Abstract

There have been major changes since the mid-twentieth century in the way in which the history of republican China (1911–1949) is conceptualized by scholars in the West and elsewhere. Up to the 1970s, scholarship was dominated by a somewhat teleological revolutionary paradigm, in which developments in republican China were seen predominantly in terms of their relationship to the 1949 revolution and thus, of their contribution to the total transformation of Chinese society. This teleological approach has more recently been challenged in at least two respects. First, scholars have affirmed that ideas and actions in Nationalist China are worthy of study in their own right, rather than merely in terms of the contribution they did or did not make to China’s Communist revolution.
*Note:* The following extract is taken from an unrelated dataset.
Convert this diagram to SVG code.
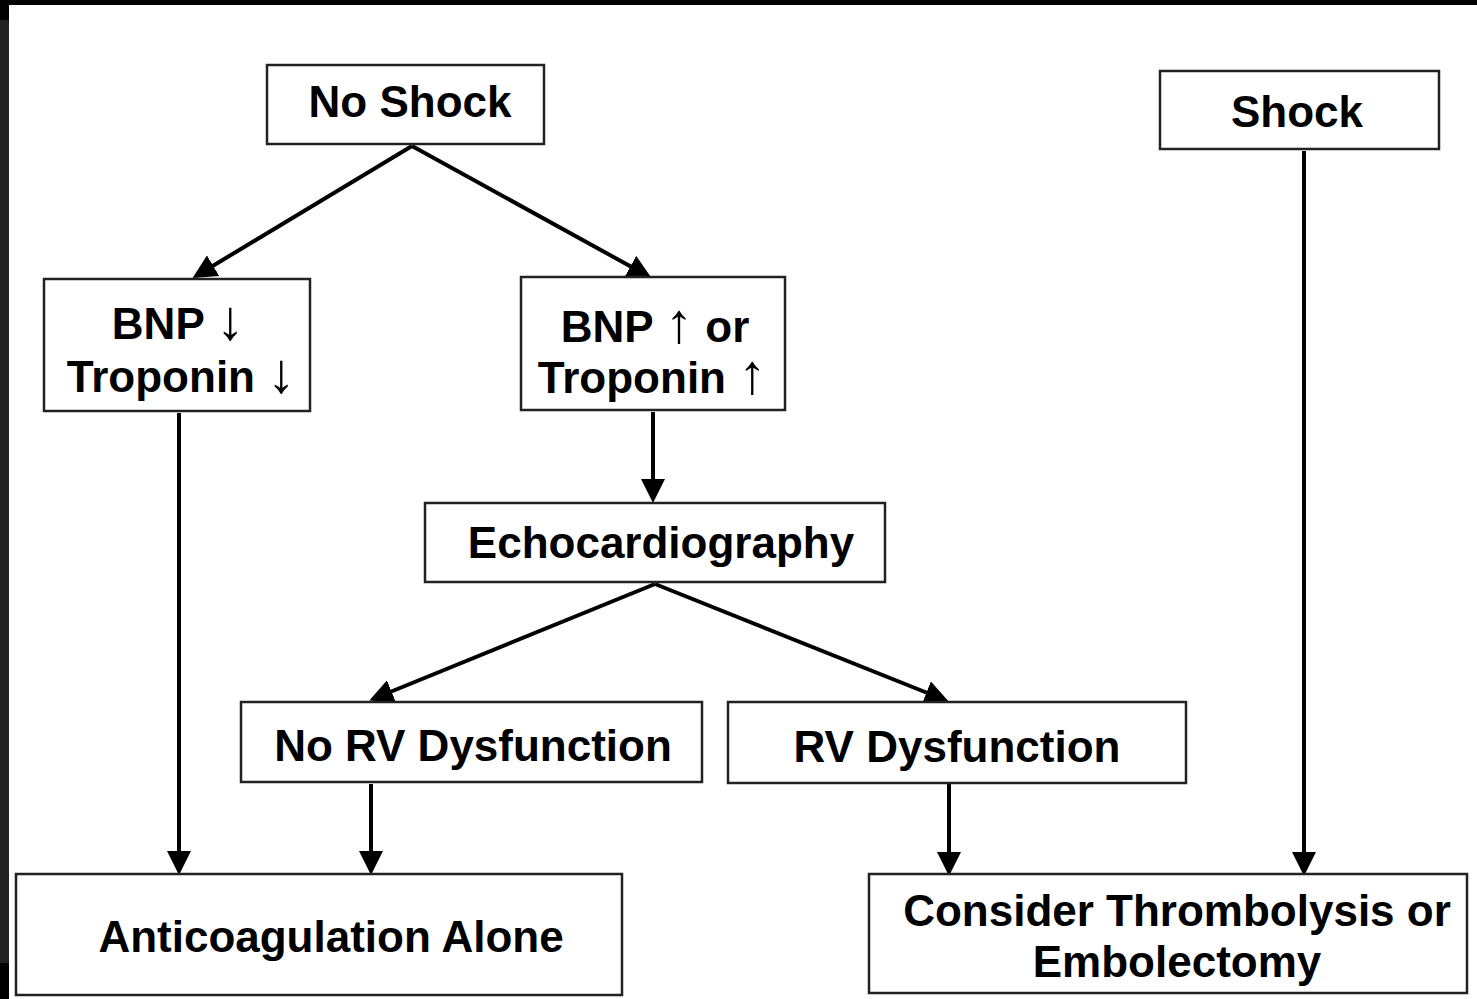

This was partly, though not exclusively, a reflection of the economic and, later, political success of Taiwan and the ethnically Chinese city-states outside the People’s Republic of China, which suggested that the Chinese past could generate paths other than those outlined by Mao Zedong. Second, the degree to which 1949 actually represented a radical break or complete transformation of Chinese society has come increasingly under question. Developments after 1949 have come more and more to be seen as the continuation of a process of state building that was under way, certainly, during the Nationalist regime of 1927–1949 and, to some extent, even before that, back to the warlords or even the late Qing. A further change, and one that reflects the emergence of postmodern views of history way beyond Chinese studies, is to downgrade metanarratives of all types (not just the revolutionary teleology) and to focus more on the local and the contingent. Local studies have therefore been a major trend in republican history since the 1990s. The field covered by this article is vast, and in order to reduce it to manageable size, the author has decided to concentrate mainly (though not exclusively) on topics linked to politics (though in the Chinese case many social, cultural, and economic developments had a strong political element, and they are touched on) and on works that focus centrally on the 1911–1949 period rather than, for example, the whole twentieth century.